• _Instructions for the task_
Copy out the listing that follows exactly, dropping every picture.

BEGIN Data lines

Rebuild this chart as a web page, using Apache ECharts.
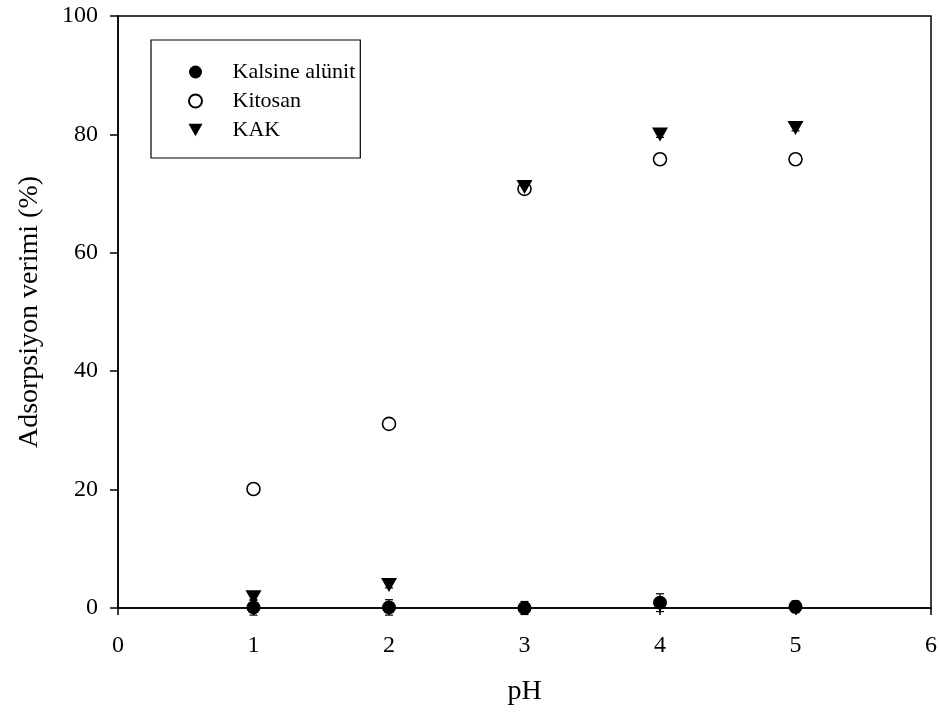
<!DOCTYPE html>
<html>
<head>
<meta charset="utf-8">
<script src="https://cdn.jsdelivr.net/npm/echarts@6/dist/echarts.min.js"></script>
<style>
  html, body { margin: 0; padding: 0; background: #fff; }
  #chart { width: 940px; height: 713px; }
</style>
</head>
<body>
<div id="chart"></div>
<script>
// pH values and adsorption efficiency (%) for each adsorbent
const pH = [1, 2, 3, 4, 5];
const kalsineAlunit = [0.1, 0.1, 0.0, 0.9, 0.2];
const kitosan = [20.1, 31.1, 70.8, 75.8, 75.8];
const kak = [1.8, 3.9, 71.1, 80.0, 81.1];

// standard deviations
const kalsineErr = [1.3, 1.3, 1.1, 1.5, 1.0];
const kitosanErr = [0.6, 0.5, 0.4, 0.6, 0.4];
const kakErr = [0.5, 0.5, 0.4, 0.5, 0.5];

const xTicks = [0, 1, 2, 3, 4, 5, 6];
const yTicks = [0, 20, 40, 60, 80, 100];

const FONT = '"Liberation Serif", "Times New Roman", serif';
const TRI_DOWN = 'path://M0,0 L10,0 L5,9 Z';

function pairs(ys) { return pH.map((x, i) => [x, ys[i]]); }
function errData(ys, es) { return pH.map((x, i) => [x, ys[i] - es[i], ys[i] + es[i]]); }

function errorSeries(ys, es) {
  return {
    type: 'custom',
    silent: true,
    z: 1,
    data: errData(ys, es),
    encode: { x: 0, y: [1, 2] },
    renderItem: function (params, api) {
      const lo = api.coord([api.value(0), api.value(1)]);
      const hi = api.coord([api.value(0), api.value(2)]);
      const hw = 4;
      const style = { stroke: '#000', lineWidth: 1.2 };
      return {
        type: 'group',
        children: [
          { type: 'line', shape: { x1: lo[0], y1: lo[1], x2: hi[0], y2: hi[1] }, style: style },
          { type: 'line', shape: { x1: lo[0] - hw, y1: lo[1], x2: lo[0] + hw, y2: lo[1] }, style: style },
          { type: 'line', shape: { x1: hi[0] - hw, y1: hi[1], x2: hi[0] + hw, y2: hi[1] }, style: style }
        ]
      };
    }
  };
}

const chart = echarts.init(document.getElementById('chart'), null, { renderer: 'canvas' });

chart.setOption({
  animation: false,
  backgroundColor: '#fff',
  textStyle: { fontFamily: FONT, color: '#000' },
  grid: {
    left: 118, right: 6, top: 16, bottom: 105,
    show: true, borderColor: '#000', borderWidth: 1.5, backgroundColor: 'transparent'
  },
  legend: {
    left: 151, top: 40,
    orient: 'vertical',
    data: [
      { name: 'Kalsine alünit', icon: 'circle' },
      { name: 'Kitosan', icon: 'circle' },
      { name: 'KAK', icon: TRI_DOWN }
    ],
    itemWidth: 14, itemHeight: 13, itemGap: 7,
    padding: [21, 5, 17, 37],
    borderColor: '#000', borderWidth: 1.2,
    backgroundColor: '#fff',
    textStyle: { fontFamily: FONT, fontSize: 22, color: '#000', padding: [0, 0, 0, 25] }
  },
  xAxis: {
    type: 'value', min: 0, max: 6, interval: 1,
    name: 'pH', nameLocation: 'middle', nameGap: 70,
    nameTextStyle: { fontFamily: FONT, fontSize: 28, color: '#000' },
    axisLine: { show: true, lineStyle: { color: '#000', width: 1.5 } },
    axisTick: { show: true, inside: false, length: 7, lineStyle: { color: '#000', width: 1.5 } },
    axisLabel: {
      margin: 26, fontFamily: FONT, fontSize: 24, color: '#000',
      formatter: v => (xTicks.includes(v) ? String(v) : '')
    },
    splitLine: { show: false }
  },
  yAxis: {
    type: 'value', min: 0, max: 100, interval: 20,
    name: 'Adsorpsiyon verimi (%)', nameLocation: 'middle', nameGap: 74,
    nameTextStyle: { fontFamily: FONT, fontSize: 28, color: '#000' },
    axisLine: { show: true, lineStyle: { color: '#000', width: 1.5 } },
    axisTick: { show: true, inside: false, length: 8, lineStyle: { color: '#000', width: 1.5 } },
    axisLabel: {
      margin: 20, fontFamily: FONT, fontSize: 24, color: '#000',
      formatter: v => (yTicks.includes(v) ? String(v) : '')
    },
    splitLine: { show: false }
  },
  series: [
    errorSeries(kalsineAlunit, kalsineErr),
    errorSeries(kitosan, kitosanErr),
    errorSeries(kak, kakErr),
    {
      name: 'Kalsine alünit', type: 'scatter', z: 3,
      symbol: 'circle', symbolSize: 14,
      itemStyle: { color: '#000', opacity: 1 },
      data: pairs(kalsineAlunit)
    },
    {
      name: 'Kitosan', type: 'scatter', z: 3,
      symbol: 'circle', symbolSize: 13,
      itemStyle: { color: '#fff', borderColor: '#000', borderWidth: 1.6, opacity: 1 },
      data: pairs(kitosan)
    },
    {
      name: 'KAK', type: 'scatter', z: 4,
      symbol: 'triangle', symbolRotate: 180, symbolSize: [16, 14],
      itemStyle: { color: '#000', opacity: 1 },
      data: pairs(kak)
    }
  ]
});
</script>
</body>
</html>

END Data lines

• _Full solution_
Rebuild this chart as a web page, using Apache ECharts.
<!DOCTYPE html>
<html>
<head>
<meta charset="utf-8">
<script src="https://cdn.jsdelivr.net/npm/echarts@6/dist/echarts.min.js"></script>
<style>
  html, body { margin: 0; padding: 0; background: #fff; }
  #chart { width: 940px; height: 713px; }
</style>
</head>
<body>
<div id="chart"></div>
<script>
// pH values and adsorption efficiency (%) for each adsorbent
const pH = [1, 2, 3, 4, 5];
const kalsineAlunit = [0.1, 0.1, 0.0, 0.9, 0.2];
const kitosan = [20.1, 31.1, 70.8, 75.8, 75.8];
const kak = [1.8, 3.9, 71.1, 80.0, 81.1];

// standard deviations
const kalsineErr = [1.3, 1.3, 1.1, 1.5, 1.0];
const kitosanErr = [0.6, 0.5, 0.4, 0.6, 0.4];
const kakErr = [0.5, 0.5, 0.4, 0.5, 0.5];

const xTicks = [0, 1, 2, 3, 4, 5, 6];
const yTicks = [0, 20, 40, 60, 80, 100];

const FONT = '"Liberation Serif", "Times New Roman", serif';
const TRI_DOWN = 'path://M0,0 L10,0 L5,9 Z';

function pairs(ys) { return pH.map((x, i) => [x, ys[i]]); }
function errData(ys, es) { return pH.map((x, i) => [x, ys[i] - es[i], ys[i] + es[i]]); }

function errorSeries(ys, es) {
  return {
    type: 'custom',
    silent: true,
    z: 1,
    data: errData(ys, es),
    encode: { x: 0, y: [1, 2] },
    renderItem: function (params, api) {
      const lo = api.coord([api.value(0), api.value(1)]);
      const hi = api.coord([api.value(0), api.value(2)]);
      const hw = 4;
      const style = { stroke: '#000', lineWidth: 1.2 };
      return {
        type: 'group',
        children: [
          { type: 'line', shape: { x1: lo[0], y1: lo[1], x2: hi[0], y2: hi[1] }, style: style },
          { type: 'line', shape: { x1: lo[0] - hw, y1: lo[1], x2: lo[0] + hw, y2: lo[1] }, style: style },
          { type: 'line', shape: { x1: hi[0] - hw, y1: hi[1], x2: hi[0] + hw, y2: hi[1] }, style: style }
        ]
      };
    }
  };
}

const chart = echarts.init(document.getElementById('chart'), null, { renderer: 'canvas' });

chart.setOption({
  animation: false,
  backgroundColor: '#fff',
  textStyle: { fontFamily: FONT, color: '#000' },
  grid: {
    left: 118, right: 6, top: 16, bottom: 105,
    show: true, borderColor: '#000', borderWidth: 1.5, backgroundColor: 'transparent'
  },
  legend: {
    left: 151, top: 40,
    orient: 'vertical',
    data: [
      { name: 'Kalsine alünit', icon: 'circle' },
      { name: 'Kitosan', icon: 'circle' },
      { name: 'KAK', icon: TRI_DOWN }
    ],
    itemWidth: 14, itemHeight: 13, itemGap: 7,
    padding: [21, 5, 17, 37],
    borderColor: '#000', borderWidth: 1.2,
    backgroundColor: '#fff',
    textStyle: { fontFamily: FONT, fontSize: 22, color: '#000', padding: [0, 0, 0, 25] }
  },
  xAxis: {
    type: 'value', min: 0, max: 6, interval: 1,
    name: 'pH', nameLocation: 'middle', nameGap: 70,
    nameTextStyle: { fontFamily: FONT, fontSize: 28, color: '#000' },
    axisLine: { show: true, lineStyle: { color: '#000', width: 1.5 } },
    axisTick: { show: true, inside: false, length: 7, lineStyle: { color: '#000', width: 1.5 } },
    axisLabel: {
      margin: 26, fontFamily: FONT, fontSize: 24, color: '#000',
      formatter: v => (xTicks.includes(v) ? String(v) : '')
    },
    splitLine: { show: false }
  },
  yAxis: {
    type: 'value', min: 0, max: 100, interval: 20,
    name: 'Adsorpsiyon verimi (%)', nameLocation: 'middle', nameGap: 74,
    nameTextStyle: { fontFamily: FONT, fontSize: 28, color: '#000' },
    axisLine: { show: true, lineStyle: { color: '#000', width: 1.5 } },
    axisTick: { show: true, inside: false, length: 8, lineStyle: { color: '#000', width: 1.5 } },
    axisLabel: {
      margin: 20, fontFamily: FONT, fontSize: 24, color: '#000',
      formatter: v => (yTicks.includes(v) ? String(v) : '')
    },
    splitLine: { show: false }
  },
  series: [
    errorSeries(kalsineAlunit, kalsineErr),
    errorSeries(kitosan, kitosanErr),
    errorSeries(kak, kakErr),
    {
      name: 'Kalsine alünit', type: 'scatter', z: 3,
      symbol: 'circle', symbolSize: 14,
      itemStyle: { color: '#000', opacity: 1 },
      data: pairs(kalsineAlunit)
    },
    {
      name: 'Kitosan', type: 'scatter', z: 3,
      symbol: 'circle', symbolSize: 13,
      itemStyle: { color: '#fff', borderColor: '#000', borderWidth: 1.6, opacity: 1 },
      data: pairs(kitosan)
    },
    {
      name: 'KAK', type: 'scatter', z: 4,
      symbol: 'triangle', symbolRotate: 180, symbolSize: [16, 14],
      itemStyle: { color: '#000', opacity: 1 },
      data: pairs(kak)
    }
  ]
});
</script>
</body>
</html>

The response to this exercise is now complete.